◆ **EXERCISE DESCRIPTION**:
Word for word, give the material below again, minus any images.

◆ **INFORMATION PROVIDED**:

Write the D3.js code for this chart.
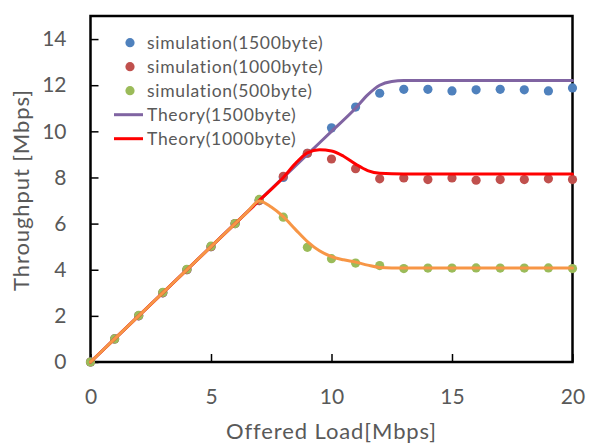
<!DOCTYPE html>
<html><head><meta charset="utf-8">
<script src="https://cdn.jsdelivr.net/npm/d3@7"></script>
<style>body{margin:0;background:#fff;} svg{display:block;}</style>
</head><body><svg id="c" width="589" height="446"></svg>
<script>
const xs = d3.range(0, 21);
const sim1500 = [0,1,2,3,4,5,6,7,8,9.05,10.15,11.05,11.65,11.82,11.82,11.75,11.8,11.82,11.8,11.75,11.88];
const sim1000 = [0,1,2,3,4,5,6,7,8.05,9.05,8.8,8.38,7.94,7.98,7.91,7.98,7.88,7.91,7.91,7.94,7.91];
const sim500  = [0,1,2.02,3.02,4.02,5.02,6,7.05,6.28,4.97,4.48,4.29,4.18,4.05,4.07,4.07,4.08,4.07,4.07,4.08,4.05];
const thX1500 = [0,1,5,9,10,11,11.5,12,12.5,13,14,20];
const thY1500 = [0,1,5,9,10,11,11.58,12.0,12.16,12.2,12.2,12.2];
const thX1000 = [0,1,6,7,8,8.5,9,9.5,10,10.5,11,11.5,12,13,14,20];
const thY1000 = [0,1,6,7,8,8.6,9.07,9.2,9.15,8.92,8.58,8.3,8.18,8.15,8.15,8.15];
const thX500 = [0,1,5,6,6.5,7,7.5,8,8.5,9,9.5,10,10.5,11,11.5,12,13,14,20];
const thY500 = [0,1,5,6,6.5,6.98,6.72,6.3,5.75,5.22,4.82,4.57,4.43,4.33,4.2,4.1,4.07,4.07,4.07];
const xTicks = [0,5,10,15,20];
const yTicks = [0,2,4,6,8,10,12,14];
const legendLabels = ["simulation(1500byte)","simulation(1000byte)","simulation(500byte)","Theory(1500byte)","Theory(1000byte)"];
const colors = {b:"#4F81BD", r:"#C0504D", g:"#9BBB59", p:"#8064A2", red:"#FF0000", o:"#F79646"};

const svg = d3.select("#c");
const L=90.5, R=572.5, T=16, B=362;
const x = d3.scaleLinear().domain([0,20]).range([L,R]);
const y = d3.scaleLinear().domain([0,15]).range([B,T]);
const font = "Lato, sans-serif";
const txt = "#595959";

const xa = svg.append("g").attr("transform",`translate(0,${B})`)
  .call(d3.axisBottom(x).tickValues(xTicks).tickSizeInner(-8).tickSizeOuter(0).tickPadding(27));
const ya = svg.append("g").attr("transform",`translate(${L},0)`)
  .call(d3.axisLeft(y).tickValues(yTicks).tickSizeInner(-8).tickSizeOuter(0).tickPadding(24));
[xa,ya].forEach(a=>{
  a.select(".domain").remove();
  a.selectAll(".tick line").attr("stroke","#000").attr("stroke-width",1.5);
  a.selectAll("text").attr("fill",txt).attr("font-family",font).attr("font-size",21);
});
xa.selectAll("text").attr("dy","0.71em");

svg.append("rect").attr("x",L).attr("y",T).attr("width",R-L).attr("height",B-T)
  .attr("fill","none").attr("stroke","#000").attr("stroke-width",2.5);

function dots(vals,c){
  svg.append("g").selectAll("circle").data(vals).join("circle")
    .attr("cx",(d,i)=>x(xs[i])).attr("cy",d=>y(d)).attr("r",4.6).attr("fill",c);
}
dots(sim1500,colors.b); dots(sim1000,colors.r); dots(sim500,colors.g);

function line(X,Y,c){
  const pts = X.map((v,i)=>[v,Y[i]]);
  svg.append("path").datum(pts)
    .attr("d",d3.line().x(d=>x(d[0])).y(d=>y(d[1])).curve(d3.curveMonotoneX))
    .attr("fill","none").attr("stroke",c).attr("stroke-width",3).attr("stroke-linejoin","round").attr("stroke-linecap","round");
}
line(thX1500,thY1500,colors.p);
line(thX1000,thY1000,colors.red);
line(thX500,thY500,colors.o);

const lg = svg.append("g");
const lc = [colors.b,colors.r,colors.g,colors.p,colors.red];
legendLabels.forEach((t,i)=>{
  const yy = 42.7 + i*24;
  if(i<3){
    lg.append("circle").attr("cx",130).attr("cy",yy).attr("r",4.6).attr("fill",lc[i]);
  } else {
    lg.append("line").attr("x1",114).attr("x2",143).attr("y1",yy).attr("y2",yy).attr("stroke",lc[i]).attr("stroke-width",3);
  }
  lg.append("text").attr("x",147).attr("y",yy).attr("dy","0.36em").text(t)
    .attr("fill",txt).attr("font-family",font).attr("font-size",17.5).attr("letter-spacing","0.7px");
});

svg.append("text").attr("x",(L+R)/2).attr("y",439).attr("text-anchor","middle")
  .attr("fill",txt).attr("font-family",font).attr("font-size",22).attr("letter-spacing","0.9px").text("Offered Load[Mbps]");
svg.append("text").attr("transform",`translate(29,${(T+B)/2+1}) rotate(-90)`).attr("text-anchor","middle")
  .attr("fill",txt).attr("font-family",font).attr("font-size",22).attr("letter-spacing","0.9px").text("Throughput [Mbps]");
</script></body></html>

◆ **COMPLETE ANSWER**:
Write the D3.js code for this chart.
<!DOCTYPE html>
<html><head><meta charset="utf-8">
<script src="https://cdn.jsdelivr.net/npm/d3@7"></script>
<style>body{margin:0;background:#fff;} svg{display:block;}</style>
</head><body><svg id="c" width="589" height="446"></svg>
<script>
const xs = d3.range(0, 21);
const sim1500 = [0,1,2,3,4,5,6,7,8,9.05,10.15,11.05,11.65,11.82,11.82,11.75,11.8,11.82,11.8,11.75,11.88];
const sim1000 = [0,1,2,3,4,5,6,7,8.05,9.05,8.8,8.38,7.94,7.98,7.91,7.98,7.88,7.91,7.91,7.94,7.91];
const sim500  = [0,1,2.02,3.02,4.02,5.02,6,7.05,6.28,4.97,4.48,4.29,4.18,4.05,4.07,4.07,4.08,4.07,4.07,4.08,4.05];
const thX1500 = [0,1,5,9,10,11,11.5,12,12.5,13,14,20];
const thY1500 = [0,1,5,9,10,11,11.58,12.0,12.16,12.2,12.2,12.2];
const thX1000 = [0,1,6,7,8,8.5,9,9.5,10,10.5,11,11.5,12,13,14,20];
const thY1000 = [0,1,6,7,8,8.6,9.07,9.2,9.15,8.92,8.58,8.3,8.18,8.15,8.15,8.15];
const thX500 = [0,1,5,6,6.5,7,7.5,8,8.5,9,9.5,10,10.5,11,11.5,12,13,14,20];
const thY500 = [0,1,5,6,6.5,6.98,6.72,6.3,5.75,5.22,4.82,4.57,4.43,4.33,4.2,4.1,4.07,4.07,4.07];
const xTicks = [0,5,10,15,20];
const yTicks = [0,2,4,6,8,10,12,14];
const legendLabels = ["simulation(1500byte)","simulation(1000byte)","simulation(500byte)","Theory(1500byte)","Theory(1000byte)"];
const colors = {b:"#4F81BD", r:"#C0504D", g:"#9BBB59", p:"#8064A2", red:"#FF0000", o:"#F79646"};

const svg = d3.select("#c");
const L=90.5, R=572.5, T=16, B=362;
const x = d3.scaleLinear().domain([0,20]).range([L,R]);
const y = d3.scaleLinear().domain([0,15]).range([B,T]);
const font = "Lato, sans-serif";
const txt = "#595959";

const xa = svg.append("g").attr("transform",`translate(0,${B})`)
  .call(d3.axisBottom(x).tickValues(xTicks).tickSizeInner(-8).tickSizeOuter(0).tickPadding(27));
const ya = svg.append("g").attr("transform",`translate(${L},0)`)
  .call(d3.axisLeft(y).tickValues(yTicks).tickSizeInner(-8).tickSizeOuter(0).tickPadding(24));
[xa,ya].forEach(a=>{
  a.select(".domain").remove();
  a.selectAll(".tick line").attr("stroke","#000").attr("stroke-width",1.5);
  a.selectAll("text").attr("fill",txt).attr("font-family",font).attr("font-size",21);
});
xa.selectAll("text").attr("dy","0.71em");

svg.append("rect").attr("x",L).attr("y",T).attr("width",R-L).attr("height",B-T)
  .attr("fill","none").attr("stroke","#000").attr("stroke-width",2.5);

function dots(vals,c){
  svg.append("g").selectAll("circle").data(vals).join("circle")
    .attr("cx",(d,i)=>x(xs[i])).attr("cy",d=>y(d)).attr("r",4.6).attr("fill",c);
}
dots(sim1500,colors.b); dots(sim1000,colors.r); dots(sim500,colors.g);

function line(X,Y,c){
  const pts = X.map((v,i)=>[v,Y[i]]);
  svg.append("path").datum(pts)
    .attr("d",d3.line().x(d=>x(d[0])).y(d=>y(d[1])).curve(d3.curveMonotoneX))
    .attr("fill","none").attr("stroke",c).attr("stroke-width",3).attr("stroke-linejoin","round").attr("stroke-linecap","round");
}
line(thX1500,thY1500,colors.p);
line(thX1000,thY1000,colors.red);
line(thX500,thY500,colors.o);

const lg = svg.append("g");
const lc = [colors.b,colors.r,colors.g,colors.p,colors.red];
legendLabels.forEach((t,i)=>{
  const yy = 42.7 + i*24;
  if(i<3){
    lg.append("circle").attr("cx",130).attr("cy",yy).attr("r",4.6).attr("fill",lc[i]);
  } else {
    lg.append("line").attr("x1",114).attr("x2",143).attr("y1",yy).attr("y2",yy).attr("stroke",lc[i]).attr("stroke-width",3);
  }
  lg.append("text").attr("x",147).attr("y",yy).attr("dy","0.36em").text(t)
    .attr("fill",txt).attr("font-family",font).attr("font-size",17.5).attr("letter-spacing","0.7px");
});

svg.append("text").attr("x",(L+R)/2).attr("y",439).attr("text-anchor","middle")
  .attr("fill",txt).attr("font-family",font).attr("font-size",22).attr("letter-spacing","0.9px").text("Offered Load[Mbps]");
svg.append("text").attr("transform",`translate(29,${(T+B)/2+1}) rotate(-90)`).attr("text-anchor","middle")
  .attr("fill",txt).attr("font-family",font).attr("font-size",22).attr("letter-spacing","0.9px").text("Throughput [Mbps]");
</script></body></html>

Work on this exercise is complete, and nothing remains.